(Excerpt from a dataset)
━━━━━━━━

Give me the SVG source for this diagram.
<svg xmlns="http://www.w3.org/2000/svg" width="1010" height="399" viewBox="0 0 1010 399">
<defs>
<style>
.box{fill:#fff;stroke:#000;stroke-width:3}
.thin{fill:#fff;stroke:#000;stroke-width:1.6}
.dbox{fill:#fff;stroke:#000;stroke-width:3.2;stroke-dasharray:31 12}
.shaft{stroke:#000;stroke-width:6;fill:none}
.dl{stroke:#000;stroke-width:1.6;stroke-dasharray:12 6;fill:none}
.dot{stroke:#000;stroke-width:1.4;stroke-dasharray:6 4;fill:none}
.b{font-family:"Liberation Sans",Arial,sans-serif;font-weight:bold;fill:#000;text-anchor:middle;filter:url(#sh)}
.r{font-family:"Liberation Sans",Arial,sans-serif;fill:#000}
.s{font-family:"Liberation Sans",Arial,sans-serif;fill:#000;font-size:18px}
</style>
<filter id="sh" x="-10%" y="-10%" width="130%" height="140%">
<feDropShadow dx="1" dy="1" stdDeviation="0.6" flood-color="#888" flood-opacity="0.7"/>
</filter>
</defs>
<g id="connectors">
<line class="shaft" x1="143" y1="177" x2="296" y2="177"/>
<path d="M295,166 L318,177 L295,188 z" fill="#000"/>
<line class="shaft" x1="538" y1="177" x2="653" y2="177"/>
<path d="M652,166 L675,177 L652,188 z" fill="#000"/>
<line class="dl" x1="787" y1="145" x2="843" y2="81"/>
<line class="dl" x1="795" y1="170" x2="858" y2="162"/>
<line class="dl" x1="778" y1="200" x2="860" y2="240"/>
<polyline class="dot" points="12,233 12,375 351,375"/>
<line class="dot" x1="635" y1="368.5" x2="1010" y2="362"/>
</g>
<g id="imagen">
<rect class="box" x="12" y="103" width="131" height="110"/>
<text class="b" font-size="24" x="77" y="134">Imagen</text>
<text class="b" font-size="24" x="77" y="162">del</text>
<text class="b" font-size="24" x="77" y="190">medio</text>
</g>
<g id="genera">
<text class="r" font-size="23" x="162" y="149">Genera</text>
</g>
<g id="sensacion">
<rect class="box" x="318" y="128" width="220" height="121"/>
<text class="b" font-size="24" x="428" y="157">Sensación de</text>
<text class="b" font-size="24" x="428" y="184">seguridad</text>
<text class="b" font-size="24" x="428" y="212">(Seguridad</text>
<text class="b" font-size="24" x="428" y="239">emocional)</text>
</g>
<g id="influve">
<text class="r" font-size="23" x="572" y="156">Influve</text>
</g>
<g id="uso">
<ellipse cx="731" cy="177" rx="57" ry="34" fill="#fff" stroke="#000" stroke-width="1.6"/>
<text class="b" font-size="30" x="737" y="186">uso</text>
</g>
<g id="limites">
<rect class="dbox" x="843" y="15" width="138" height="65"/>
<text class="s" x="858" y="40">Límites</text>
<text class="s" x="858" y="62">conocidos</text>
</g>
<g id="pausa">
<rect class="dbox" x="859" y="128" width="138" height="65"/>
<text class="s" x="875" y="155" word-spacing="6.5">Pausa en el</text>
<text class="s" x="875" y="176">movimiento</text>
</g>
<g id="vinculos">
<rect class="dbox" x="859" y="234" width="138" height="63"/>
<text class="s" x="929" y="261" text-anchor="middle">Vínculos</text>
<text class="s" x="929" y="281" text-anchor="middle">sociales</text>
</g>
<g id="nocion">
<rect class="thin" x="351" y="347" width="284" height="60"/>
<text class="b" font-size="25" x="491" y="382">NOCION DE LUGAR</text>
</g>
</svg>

━━━━━━━━

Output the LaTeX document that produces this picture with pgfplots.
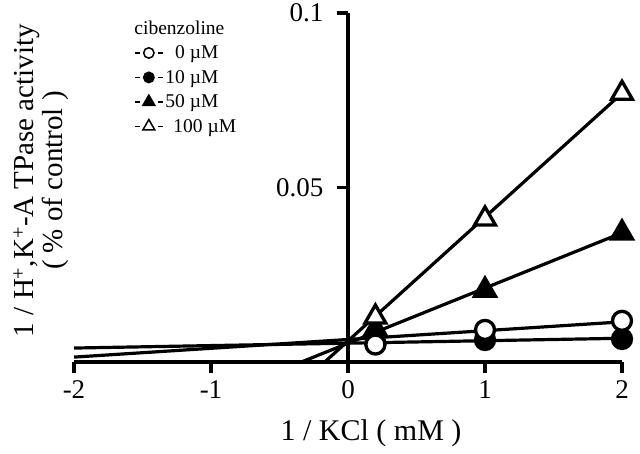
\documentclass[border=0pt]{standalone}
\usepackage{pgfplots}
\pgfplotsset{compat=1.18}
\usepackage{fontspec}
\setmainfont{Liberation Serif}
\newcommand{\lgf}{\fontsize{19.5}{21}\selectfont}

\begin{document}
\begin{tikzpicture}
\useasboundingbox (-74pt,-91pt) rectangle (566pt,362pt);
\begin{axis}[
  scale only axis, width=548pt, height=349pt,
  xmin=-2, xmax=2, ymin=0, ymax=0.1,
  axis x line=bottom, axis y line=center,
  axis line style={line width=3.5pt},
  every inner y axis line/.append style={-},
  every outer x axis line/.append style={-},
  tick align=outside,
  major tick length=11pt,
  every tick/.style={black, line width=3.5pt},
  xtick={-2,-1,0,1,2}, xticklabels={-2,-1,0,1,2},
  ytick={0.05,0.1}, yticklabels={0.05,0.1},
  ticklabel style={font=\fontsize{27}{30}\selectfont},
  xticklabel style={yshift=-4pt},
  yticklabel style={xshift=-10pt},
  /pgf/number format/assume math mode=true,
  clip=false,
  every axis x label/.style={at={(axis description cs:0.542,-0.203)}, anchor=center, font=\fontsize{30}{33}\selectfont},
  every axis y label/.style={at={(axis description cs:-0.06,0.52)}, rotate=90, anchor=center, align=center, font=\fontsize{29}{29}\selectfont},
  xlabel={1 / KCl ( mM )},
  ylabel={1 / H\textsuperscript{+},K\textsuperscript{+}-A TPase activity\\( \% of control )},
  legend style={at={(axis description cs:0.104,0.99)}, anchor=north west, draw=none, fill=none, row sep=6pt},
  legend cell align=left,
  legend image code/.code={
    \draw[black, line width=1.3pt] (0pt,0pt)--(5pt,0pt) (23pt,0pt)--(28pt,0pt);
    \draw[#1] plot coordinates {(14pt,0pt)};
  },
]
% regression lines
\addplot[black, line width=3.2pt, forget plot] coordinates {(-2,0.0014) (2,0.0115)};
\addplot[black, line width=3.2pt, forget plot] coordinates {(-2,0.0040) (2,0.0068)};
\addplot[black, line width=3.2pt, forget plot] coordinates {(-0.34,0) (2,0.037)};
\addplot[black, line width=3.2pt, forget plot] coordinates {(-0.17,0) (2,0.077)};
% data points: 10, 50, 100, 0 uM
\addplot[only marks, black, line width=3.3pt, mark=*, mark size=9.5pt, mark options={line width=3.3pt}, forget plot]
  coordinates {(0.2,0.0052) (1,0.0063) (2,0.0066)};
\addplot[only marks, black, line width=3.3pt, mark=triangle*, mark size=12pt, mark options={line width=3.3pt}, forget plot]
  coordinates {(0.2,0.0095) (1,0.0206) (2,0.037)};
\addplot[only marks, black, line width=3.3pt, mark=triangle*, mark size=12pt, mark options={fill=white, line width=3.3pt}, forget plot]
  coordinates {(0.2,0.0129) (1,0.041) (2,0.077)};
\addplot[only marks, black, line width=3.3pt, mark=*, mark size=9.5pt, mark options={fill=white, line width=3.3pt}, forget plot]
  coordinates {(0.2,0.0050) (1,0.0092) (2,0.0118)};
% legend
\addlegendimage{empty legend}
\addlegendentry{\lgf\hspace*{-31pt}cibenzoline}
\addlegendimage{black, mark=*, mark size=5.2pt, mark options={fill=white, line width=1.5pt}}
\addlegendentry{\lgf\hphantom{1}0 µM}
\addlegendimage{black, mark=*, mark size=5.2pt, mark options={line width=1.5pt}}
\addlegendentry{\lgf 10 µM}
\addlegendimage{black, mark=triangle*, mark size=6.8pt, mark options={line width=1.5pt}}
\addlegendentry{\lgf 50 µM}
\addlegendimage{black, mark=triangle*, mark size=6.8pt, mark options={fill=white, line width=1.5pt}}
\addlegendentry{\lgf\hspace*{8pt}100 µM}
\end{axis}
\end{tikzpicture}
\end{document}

━━━━━━━━

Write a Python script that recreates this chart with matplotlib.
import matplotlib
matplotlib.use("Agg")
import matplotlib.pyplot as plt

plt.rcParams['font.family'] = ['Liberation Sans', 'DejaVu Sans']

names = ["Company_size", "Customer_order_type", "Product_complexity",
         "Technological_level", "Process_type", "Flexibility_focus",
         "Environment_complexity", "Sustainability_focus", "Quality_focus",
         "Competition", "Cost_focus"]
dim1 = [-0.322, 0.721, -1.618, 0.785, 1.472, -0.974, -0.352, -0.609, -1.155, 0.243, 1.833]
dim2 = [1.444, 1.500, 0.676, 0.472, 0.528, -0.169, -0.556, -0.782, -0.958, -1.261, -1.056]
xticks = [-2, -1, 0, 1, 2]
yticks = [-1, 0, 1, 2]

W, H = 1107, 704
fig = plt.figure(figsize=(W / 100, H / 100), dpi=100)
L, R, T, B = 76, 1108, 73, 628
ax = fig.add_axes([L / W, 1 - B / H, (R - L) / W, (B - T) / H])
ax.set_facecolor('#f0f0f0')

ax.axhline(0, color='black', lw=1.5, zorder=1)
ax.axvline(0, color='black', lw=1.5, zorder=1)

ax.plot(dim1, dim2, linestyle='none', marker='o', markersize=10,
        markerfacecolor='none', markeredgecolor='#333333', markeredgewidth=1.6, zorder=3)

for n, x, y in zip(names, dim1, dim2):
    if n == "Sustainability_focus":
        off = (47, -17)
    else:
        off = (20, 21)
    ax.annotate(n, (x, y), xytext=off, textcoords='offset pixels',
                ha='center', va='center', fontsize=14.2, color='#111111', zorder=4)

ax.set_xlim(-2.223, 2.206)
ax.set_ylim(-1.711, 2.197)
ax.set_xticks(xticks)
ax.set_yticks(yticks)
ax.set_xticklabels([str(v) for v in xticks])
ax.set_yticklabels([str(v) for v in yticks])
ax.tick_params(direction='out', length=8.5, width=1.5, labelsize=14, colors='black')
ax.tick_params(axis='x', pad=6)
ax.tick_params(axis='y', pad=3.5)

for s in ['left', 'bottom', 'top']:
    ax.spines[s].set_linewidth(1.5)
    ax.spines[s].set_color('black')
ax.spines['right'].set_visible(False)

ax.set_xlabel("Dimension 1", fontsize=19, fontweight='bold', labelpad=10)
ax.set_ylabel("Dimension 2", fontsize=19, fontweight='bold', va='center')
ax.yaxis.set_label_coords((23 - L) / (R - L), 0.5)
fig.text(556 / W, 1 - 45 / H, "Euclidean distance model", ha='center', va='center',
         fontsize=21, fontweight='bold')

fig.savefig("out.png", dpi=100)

━━━━━━━━

Everything from the line that contains "Write a Python" to the line that contains "fontsize=14.2, color='#111111', zorder=4)" must be transcribed exactly, both end lines included.

[Finished answer]
Write a Python script that recreates this chart with matplotlib.
import matplotlib
matplotlib.use("Agg")
import matplotlib.pyplot as plt

plt.rcParams['font.family'] = ['Liberation Sans', 'DejaVu Sans']

names = ["Company_size", "Customer_order_type", "Product_complexity",
         "Technological_level", "Process_type", "Flexibility_focus",
         "Environment_complexity", "Sustainability_focus", "Quality_focus",
         "Competition", "Cost_focus"]
dim1 = [-0.322, 0.721, -1.618, 0.785, 1.472, -0.974, -0.352, -0.609, -1.155, 0.243, 1.833]
dim2 = [1.444, 1.500, 0.676, 0.472, 0.528, -0.169, -0.556, -0.782, -0.958, -1.261, -1.056]
xticks = [-2, -1, 0, 1, 2]
yticks = [-1, 0, 1, 2]

W, H = 1107, 704
fig = plt.figure(figsize=(W / 100, H / 100), dpi=100)
L, R, T, B = 76, 1108, 73, 628
ax = fig.add_axes([L / W, 1 - B / H, (R - L) / W, (B - T) / H])
ax.set_facecolor('#f0f0f0')

ax.axhline(0, color='black', lw=1.5, zorder=1)
ax.axvline(0, color='black', lw=1.5, zorder=1)

ax.plot(dim1, dim2, linestyle='none', marker='o', markersize=10,
        markerfacecolor='none', markeredgecolor='#333333', markeredgewidth=1.6, zorder=3)

for n, x, y in zip(names, dim1, dim2):
    if n == "Sustainability_focus":
        off = (47, -17)
    else:
        off = (20, 21)
    ax.annotate(n, (x, y), xytext=off, textcoords='offset pixels',
                ha='center', va='center', fontsize=14.2, color='#111111', zorder=4)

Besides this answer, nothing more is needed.